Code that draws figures

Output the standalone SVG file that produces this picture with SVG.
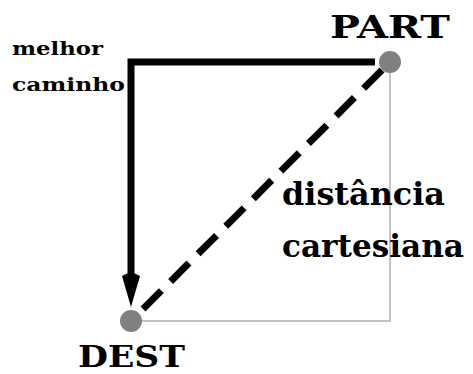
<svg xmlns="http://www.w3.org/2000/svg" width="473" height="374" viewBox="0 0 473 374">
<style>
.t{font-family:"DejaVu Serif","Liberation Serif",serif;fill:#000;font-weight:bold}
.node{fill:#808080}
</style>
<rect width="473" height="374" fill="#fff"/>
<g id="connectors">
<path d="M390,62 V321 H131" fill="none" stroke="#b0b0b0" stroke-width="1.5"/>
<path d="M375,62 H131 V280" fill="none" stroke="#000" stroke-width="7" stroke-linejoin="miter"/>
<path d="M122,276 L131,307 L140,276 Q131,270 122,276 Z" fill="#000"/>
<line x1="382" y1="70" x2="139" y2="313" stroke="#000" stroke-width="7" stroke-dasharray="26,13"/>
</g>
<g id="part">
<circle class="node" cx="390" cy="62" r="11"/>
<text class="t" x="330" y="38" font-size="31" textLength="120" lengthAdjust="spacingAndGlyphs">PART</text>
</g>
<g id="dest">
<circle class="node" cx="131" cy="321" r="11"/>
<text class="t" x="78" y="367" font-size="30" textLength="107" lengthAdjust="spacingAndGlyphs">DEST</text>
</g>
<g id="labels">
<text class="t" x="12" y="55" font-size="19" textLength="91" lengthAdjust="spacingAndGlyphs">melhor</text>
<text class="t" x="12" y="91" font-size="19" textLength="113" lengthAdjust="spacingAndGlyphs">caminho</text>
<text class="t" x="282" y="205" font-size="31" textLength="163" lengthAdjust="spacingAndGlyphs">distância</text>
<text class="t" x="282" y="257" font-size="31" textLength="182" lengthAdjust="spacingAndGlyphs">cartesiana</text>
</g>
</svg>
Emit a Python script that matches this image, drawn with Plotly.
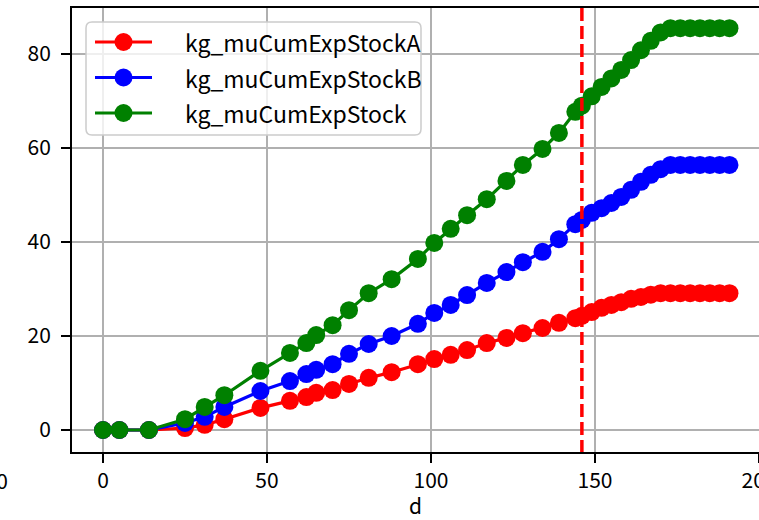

### [THE TASK]
Without the pictures, extract every entry verbatim.

### [OUTPUT BELOW]
Output the standalone SVG file that produces this picture with SVG.
<svg xmlns="http://www.w3.org/2000/svg" width="473" height="374" viewBox="0 0 473 374">
<style>
.t{font-family:"DejaVu Serif","Liberation Serif",serif;fill:#000;font-weight:bold}
.node{fill:#808080}
</style>
<rect width="473" height="374" fill="#fff"/>
<g id="connectors">
<path d="M390,62 V321 H131" fill="none" stroke="#b0b0b0" stroke-width="1.5"/>
<path d="M375,62 H131 V280" fill="none" stroke="#000" stroke-width="7" stroke-linejoin="miter"/>
<path d="M122,276 L131,307 L140,276 Q131,270 122,276 Z" fill="#000"/>
<line x1="382" y1="70" x2="139" y2="313" stroke="#000" stroke-width="7" stroke-dasharray="26,13"/>
</g>
<g id="part">
<circle class="node" cx="390" cy="62" r="11"/>
<text class="t" x="330" y="38" font-size="31" textLength="120" lengthAdjust="spacingAndGlyphs">PART</text>
</g>
<g id="dest">
<circle class="node" cx="131" cy="321" r="11"/>
<text class="t" x="78" y="367" font-size="30" textLength="107" lengthAdjust="spacingAndGlyphs">DEST</text>
</g>
<g id="labels">
<text class="t" x="12" y="55" font-size="19" textLength="91" lengthAdjust="spacingAndGlyphs">melhor</text>
<text class="t" x="12" y="91" font-size="19" textLength="113" lengthAdjust="spacingAndGlyphs">caminho</text>
<text class="t" x="282" y="205" font-size="31" textLength="163" lengthAdjust="spacingAndGlyphs">distância</text>
<text class="t" x="282" y="257" font-size="31" textLength="182" lengthAdjust="spacingAndGlyphs">cartesiana</text>
</g>
</svg>
Emit a Python script that matches this image, drawn with Plotly.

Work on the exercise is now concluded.